The hierarchical porosity of a three-dimensional graphene electrode for binder-free and high performance supercapacitors

Abstract

In this study, we report a binder-free supercapacitor including a unique graphene electrode of hierarchical porosity composed of the submicrometer porosity (∼20 μm) of 3D graphene self-assembled by nanopores (∼2.5 nm) of graphene flakes. The hierarchical 3D porosity of the graphene electrode was prepared by a facile and scalable approach based on acid activation and freeze-drying.

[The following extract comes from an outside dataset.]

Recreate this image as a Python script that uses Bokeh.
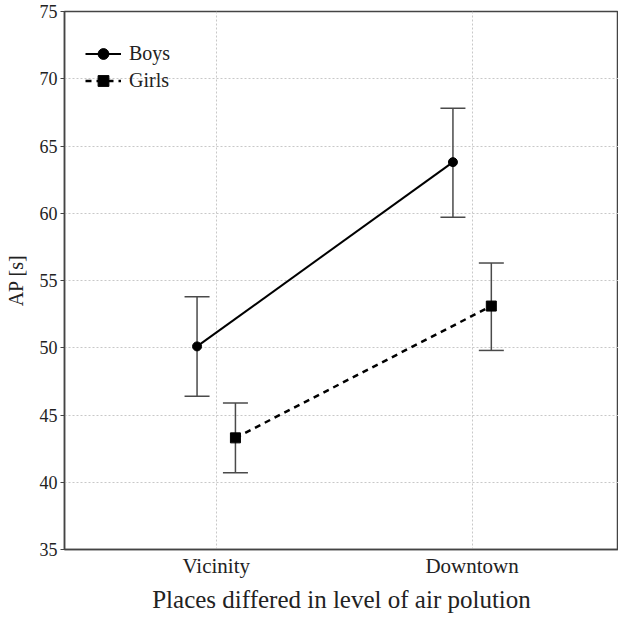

Remarkably, we found that this unique graphene-based electrode, when used in a supercapacitor, shows improved performance compared with a reported graphene electrode; these improvements include high specific capacitance (∼442 F g⁻¹), fast rate charging/discharging, and excellent cycle stability (95% after 1600 cycle numbers), which were due to (1) the creation of a high specific surface area and a diffusion path, thus promoting ion transport capability, and (2) the additional pseudocapacitor due to the controlled oxygen amount of functionalization on the graphene surface. The resultant device shows an energy density of 51.9 W h kg⁻¹ and a power density of 467.8 W kg⁻¹. This study introduces a new concept for the binder-free, cost-effective and high performance of a graphene-based supercapacitor, which could pave the way for practical applications in frontier energy devices.